Today we received news of two sad deaths. There were several similarities between the two women who died: both were singers who had one big hit in the 1970s, both took stage names with the initials P.S., both died young – in their fifties. And then the differences begin: most notably, between their musical styles, with one a mellow, bluesy crooner and one a screamer who set the stage for the Riot Grrrl movement. These women were Phoebe Snow and Poly Styrene, and we’re missing them both today.
Phoebe Snow was born on July 17, 1950 as Phoebe Ann Laub – she took her stage name from a character in a railroad advertising campaign. In her teen years, she played acoustic guitar and sang in clubs around Greenwich Village, and by the time she was 22, her debut album had hit No. 4 on the Billboard 200 album chart. It included the cool, groovy single “Poetry Man.”
In the months that followed, Snow appeared on the cover of Rolling Stone, received a Grammy nomination for Best New Artist, and toured as the opening act for Jackson Browne and Paul Simon. She also became pregnant with a daughter who would change the course of her life and career.

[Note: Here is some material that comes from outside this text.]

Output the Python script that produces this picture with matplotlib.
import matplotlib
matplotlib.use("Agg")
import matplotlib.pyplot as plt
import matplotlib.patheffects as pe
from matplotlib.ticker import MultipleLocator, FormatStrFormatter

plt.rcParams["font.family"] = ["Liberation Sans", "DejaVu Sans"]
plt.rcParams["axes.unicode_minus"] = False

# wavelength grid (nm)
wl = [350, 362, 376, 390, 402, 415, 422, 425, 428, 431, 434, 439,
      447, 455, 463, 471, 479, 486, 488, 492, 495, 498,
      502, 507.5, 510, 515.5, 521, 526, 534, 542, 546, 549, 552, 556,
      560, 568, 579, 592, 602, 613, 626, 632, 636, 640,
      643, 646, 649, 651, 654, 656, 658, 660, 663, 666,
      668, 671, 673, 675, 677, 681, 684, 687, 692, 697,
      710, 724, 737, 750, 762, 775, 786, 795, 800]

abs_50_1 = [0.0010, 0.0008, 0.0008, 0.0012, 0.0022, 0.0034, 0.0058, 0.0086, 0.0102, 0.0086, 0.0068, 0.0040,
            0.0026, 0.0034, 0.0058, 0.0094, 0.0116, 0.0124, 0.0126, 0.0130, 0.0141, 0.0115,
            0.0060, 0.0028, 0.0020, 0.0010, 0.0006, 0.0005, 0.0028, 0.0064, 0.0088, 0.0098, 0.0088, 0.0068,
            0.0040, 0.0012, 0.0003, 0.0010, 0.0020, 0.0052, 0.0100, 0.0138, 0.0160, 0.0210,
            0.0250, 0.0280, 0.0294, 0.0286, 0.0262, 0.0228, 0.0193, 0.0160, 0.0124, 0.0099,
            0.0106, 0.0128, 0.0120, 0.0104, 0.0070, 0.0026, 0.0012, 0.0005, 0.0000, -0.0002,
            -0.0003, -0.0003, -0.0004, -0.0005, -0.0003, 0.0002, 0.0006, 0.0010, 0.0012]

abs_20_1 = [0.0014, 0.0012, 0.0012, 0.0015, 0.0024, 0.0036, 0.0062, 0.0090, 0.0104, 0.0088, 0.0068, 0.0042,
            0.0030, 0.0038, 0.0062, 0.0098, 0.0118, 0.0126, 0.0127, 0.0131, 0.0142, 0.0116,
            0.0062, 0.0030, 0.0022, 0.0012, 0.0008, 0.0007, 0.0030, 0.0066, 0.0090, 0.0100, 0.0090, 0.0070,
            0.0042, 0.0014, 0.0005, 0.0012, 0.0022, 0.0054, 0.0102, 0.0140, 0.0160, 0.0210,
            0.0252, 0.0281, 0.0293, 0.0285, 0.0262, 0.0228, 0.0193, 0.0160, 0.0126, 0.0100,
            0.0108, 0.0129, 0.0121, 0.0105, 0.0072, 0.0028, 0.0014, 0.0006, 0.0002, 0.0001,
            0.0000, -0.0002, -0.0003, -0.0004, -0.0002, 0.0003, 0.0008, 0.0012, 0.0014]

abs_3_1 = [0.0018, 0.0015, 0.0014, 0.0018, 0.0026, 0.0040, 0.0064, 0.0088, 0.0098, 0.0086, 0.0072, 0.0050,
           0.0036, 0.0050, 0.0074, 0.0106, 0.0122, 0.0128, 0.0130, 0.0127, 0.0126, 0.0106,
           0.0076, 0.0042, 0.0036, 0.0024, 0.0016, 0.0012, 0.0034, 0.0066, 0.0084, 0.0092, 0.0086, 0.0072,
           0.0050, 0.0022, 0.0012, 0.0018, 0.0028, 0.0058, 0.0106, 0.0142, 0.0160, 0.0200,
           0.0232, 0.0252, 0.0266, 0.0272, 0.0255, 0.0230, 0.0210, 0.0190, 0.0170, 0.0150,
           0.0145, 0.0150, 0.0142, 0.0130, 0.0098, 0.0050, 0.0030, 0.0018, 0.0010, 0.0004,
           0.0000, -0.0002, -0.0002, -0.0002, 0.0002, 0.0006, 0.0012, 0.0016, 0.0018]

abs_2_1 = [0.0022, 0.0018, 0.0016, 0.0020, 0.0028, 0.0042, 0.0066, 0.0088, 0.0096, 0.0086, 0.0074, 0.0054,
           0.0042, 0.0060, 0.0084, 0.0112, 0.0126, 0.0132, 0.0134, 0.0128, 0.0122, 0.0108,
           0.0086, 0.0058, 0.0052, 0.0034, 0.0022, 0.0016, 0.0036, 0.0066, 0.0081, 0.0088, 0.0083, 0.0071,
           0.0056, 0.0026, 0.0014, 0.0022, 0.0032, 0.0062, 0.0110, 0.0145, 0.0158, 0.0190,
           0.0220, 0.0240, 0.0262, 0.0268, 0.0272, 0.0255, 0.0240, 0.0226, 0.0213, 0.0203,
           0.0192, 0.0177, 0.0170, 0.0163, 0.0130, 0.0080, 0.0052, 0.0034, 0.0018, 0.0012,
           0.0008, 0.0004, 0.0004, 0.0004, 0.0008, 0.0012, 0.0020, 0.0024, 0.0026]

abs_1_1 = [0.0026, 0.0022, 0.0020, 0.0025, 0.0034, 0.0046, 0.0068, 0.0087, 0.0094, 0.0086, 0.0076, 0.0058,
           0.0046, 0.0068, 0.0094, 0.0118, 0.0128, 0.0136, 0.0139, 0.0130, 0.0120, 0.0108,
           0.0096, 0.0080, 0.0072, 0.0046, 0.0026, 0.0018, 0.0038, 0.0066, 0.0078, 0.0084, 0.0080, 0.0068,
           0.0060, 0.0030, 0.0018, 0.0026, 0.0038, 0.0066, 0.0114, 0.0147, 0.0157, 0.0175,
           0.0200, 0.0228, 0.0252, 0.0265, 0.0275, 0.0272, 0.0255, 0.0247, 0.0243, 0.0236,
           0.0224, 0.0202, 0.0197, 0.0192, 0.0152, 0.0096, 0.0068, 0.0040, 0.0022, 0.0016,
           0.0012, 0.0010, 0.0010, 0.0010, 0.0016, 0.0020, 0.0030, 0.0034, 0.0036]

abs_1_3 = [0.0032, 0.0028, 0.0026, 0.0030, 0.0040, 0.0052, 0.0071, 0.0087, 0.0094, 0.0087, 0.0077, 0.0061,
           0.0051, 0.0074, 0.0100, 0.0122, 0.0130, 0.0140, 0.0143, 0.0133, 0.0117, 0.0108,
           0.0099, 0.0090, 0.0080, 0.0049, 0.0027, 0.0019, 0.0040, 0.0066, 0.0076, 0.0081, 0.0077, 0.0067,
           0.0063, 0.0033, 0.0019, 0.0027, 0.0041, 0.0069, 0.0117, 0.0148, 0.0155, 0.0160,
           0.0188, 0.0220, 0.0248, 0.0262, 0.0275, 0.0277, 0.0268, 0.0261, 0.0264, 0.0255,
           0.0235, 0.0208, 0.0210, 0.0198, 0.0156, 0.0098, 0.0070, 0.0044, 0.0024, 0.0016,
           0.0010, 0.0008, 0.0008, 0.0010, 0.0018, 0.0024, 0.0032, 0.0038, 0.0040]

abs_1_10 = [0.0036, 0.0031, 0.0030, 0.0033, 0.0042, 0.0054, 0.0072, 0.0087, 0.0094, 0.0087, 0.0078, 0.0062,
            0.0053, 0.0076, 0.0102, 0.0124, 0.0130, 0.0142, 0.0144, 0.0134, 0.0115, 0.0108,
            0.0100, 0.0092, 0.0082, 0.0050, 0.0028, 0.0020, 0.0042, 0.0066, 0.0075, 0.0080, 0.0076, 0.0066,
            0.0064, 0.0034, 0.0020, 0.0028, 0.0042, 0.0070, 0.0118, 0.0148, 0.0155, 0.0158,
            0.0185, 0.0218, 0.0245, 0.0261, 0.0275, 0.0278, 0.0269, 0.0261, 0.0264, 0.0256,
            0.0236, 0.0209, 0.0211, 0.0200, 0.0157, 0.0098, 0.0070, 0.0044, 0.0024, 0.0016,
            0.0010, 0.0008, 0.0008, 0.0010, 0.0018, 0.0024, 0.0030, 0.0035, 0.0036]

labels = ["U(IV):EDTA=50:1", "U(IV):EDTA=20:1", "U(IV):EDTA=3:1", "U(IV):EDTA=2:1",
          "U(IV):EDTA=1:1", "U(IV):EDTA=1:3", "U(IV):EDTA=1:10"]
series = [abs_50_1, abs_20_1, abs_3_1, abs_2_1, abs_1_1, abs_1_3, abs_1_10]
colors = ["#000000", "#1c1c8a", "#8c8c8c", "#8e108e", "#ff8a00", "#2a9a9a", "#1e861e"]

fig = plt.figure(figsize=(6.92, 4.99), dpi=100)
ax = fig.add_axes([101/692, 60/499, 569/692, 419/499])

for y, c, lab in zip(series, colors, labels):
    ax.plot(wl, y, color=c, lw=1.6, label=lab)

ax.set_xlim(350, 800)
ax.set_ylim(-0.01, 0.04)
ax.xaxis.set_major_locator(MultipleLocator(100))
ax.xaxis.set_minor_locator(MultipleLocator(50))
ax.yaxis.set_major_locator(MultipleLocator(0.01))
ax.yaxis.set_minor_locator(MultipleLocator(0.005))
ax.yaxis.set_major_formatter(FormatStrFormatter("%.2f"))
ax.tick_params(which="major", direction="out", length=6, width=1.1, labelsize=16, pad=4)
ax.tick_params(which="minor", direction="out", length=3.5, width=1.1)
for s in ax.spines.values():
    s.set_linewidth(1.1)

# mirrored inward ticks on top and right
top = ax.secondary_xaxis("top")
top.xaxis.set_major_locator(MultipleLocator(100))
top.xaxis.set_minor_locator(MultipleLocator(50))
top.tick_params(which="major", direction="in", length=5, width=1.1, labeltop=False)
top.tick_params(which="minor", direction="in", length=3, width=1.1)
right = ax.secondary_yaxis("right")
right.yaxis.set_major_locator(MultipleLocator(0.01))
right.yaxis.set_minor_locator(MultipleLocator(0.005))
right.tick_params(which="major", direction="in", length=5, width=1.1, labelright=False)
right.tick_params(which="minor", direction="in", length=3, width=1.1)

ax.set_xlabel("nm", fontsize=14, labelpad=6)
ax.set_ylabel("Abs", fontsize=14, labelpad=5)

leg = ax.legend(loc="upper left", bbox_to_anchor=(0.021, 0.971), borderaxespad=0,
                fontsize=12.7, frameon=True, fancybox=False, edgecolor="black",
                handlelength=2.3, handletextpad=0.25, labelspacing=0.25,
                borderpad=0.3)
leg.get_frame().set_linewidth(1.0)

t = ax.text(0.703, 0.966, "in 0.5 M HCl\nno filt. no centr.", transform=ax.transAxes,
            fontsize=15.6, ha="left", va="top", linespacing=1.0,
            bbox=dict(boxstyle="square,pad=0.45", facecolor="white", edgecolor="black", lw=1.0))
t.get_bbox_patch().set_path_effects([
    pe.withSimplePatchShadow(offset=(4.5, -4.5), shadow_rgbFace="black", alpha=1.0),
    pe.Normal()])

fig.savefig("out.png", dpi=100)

Snow’s daughter Valerie was born with severe brain damage. Her decision to care for her daughter herself, rather than putting her in an institution, meant a full-time caretaking job with much less time to devote to music. Snow did continue to record albums, but she stayed lower on the industry’s radar and never repeated the success of “Poetry Man.” Still, music lovers treasured her four-octave voice, and she continued to work for much of her life, performing at Camp David for President Bill Clinton and at Howard Stern’s wedding. Phoebe Snow died on April 26, 2011, from complications of a brain hemorrhage.
Poly Styrene struck a much different chord with listeners. If Snow’s music was perfect for a candlelit evening, Styrene’s was more like the soundtrack for a riot. Born on July 3, 1957 as Marianne Joan Elliott-Said, Styrene was a teen runaway who hitchhiked to music festivals. After releasing a reggae single under the name Mari Elliott, she discovered the music that would launch her career at an early Sex Pistols show. The wild energy and raucous music inspired her to put an ad in the paper, looking for “young punx who want to stick it together” and be in her band. Soon, X-Ray Spex was formed, and their most celebrated single followed – the “joyfully angry” feminist anthem “Oh Bondage Up Yours!”

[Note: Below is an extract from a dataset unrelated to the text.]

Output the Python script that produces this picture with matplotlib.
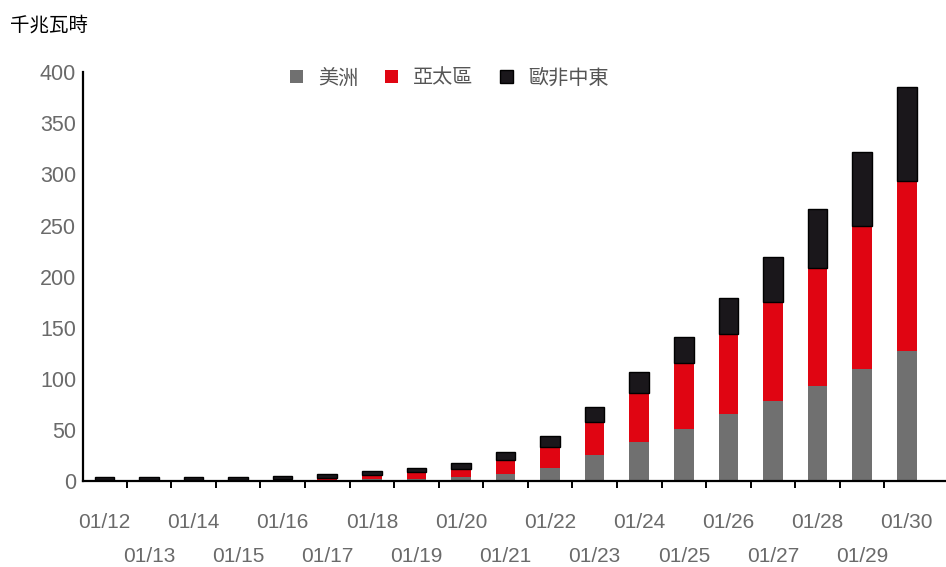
import matplotlib.pyplot as plt
import numpy as np

plt.rcParams["font.family"] = ["Liberation Sans", "Noto Sans CJK TC", "DejaVu Sans"]

# Daily cumulative figures, GWh
dates = ["01/12", "01/13", "01/14", "01/15", "01/16", "01/17", "01/18",
         "01/19", "01/20", "01/21", "01/22", "01/23", "01/24", "01/25",
         "01/26", "01/27", "01/28", "01/29", "01/30"]
americas = [0.5, 0.5, 0.5, 0.5, 1, 0.8, 2, 2, 4, 7.5, 12.7, 25.4, 38.7,
            51.5, 66, 78.5, 93, 110, 127]
apac = [0.5, 0.5, 0.5, 0.5, 1.5, 2.5, 4.5, 7, 8.5, 13.3, 21, 32.8, 47.8,
        64.5, 78, 97, 116, 140, 167]
emea = [3, 3, 3, 3, 3, 3.7, 4, 4.5, 5.5, 8, 10.7, 14.4, 20, 25.5, 35, 44,
        57, 72, 91]
series_names = ["美洲", "亞太區", "歐非中東"]

grey = "#707070"
red = "#e00512"
black = "#1a171b"
text_grey = "#6a6a6a"

fig = plt.figure(figsize=(9.46, 5.67), dpi=100)
ax = fig.add_axes([0.0877, 0.1508, 0.9113, 0.7222])

x = np.arange(len(dates))
a = np.array(americas)
p = np.array(apac)
e = np.array(emea)
w = 0.44

ax.bar(x, a, w, color=grey, label=series_names[0], zorder=2)
ax.bar(x, p, w, bottom=a, color=red, label=series_names[1], zorder=2)
ax.bar(x, e, w, bottom=a + p, color=black, edgecolor="black",
       linewidth=1.0, label=series_names[2], zorder=2)

ax.set_xlim(-0.48, 18.86)
ax.set_ylim(0, 400)
ax.set_yticks(np.arange(0, 401, 50))

for s in ["top", "right"]:
    ax.spines[s].set_visible(False)
for s in ["left", "bottom"]:
    ax.spines[s].set_linewidth(1.6)
    ax.spines[s].set_color("black")

ax.tick_params(axis="y", length=0, pad=5, labelsize=15.5, labelcolor=text_grey)
# ticks sit between the bars; labels are staggered on two rows
ax.set_xticks(x[:-1] + 0.5)
ax.set_xticklabels([])
ax.tick_params(axis="x", length=5, width=1.4, direction="out", color="black")
for i, d in enumerate(dates):
    yoff = -41 if i % 2 == 0 else -75
    ax.annotate(d, xy=(i, 0), xycoords=("data", "axes fraction"),
                xytext=(0, yoff), textcoords="offset pixels", ha="center",
                va="center", fontsize=15, color=text_grey,
                annotation_clip=False)

leg = ax.legend(loc="center", bbox_to_anchor=(0.425, 0.985), ncol=3,
                frameon=False, fontsize=14.5, handlelength=0.65,
                handleheight=0.65, handletextpad=0.75, columnspacing=1.3)
for t in leg.get_texts():
    t.set_color("#555555")

fig.text(0.011, 0.955, "千兆瓦時", fontsize=14, color="black",
         family=["Noto Sans CJK TC"], va="center", ha="left")

fig.savefig("out.png", dpi=100)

It wasn’t exactly the type of single that was hitting the Billboard charts in 1977, but it gained the band attention with critics and punk fans, as well as leading to a record deal. X-Ray Spex released Germ Free Adolescents and gained fame playing on John Peel’s radio show and at New York’s CBGB. A UK tour followed… and led to the dissolution of the band. Exhausted by the tour, Poly Styrene left the band.
Like Phoebe Snow, Poly Styrene found it hard to reconcile the personal and the professional: her departure from the band coincided with a diagnosis of schizophrenia (later revised to bipolar disorder), which sometimes kept her from recording and performing. But also like Snow, Styrene strove to continue her music even in the face of a difficult personal life. Though X-Ray Spex brought Styrene the height of her fame, she went on to record several solo albums, including Generation Indigo, released less than a month before her death and receiving high marks from reviewers. Styrene died on April 25, 2011, after battling breast cancer that spread to her spine and lungs.
Phoebe Snow and Poly Styrene may have had little in common beyond the superficial, but their deaths both resonate, and their music still inspires.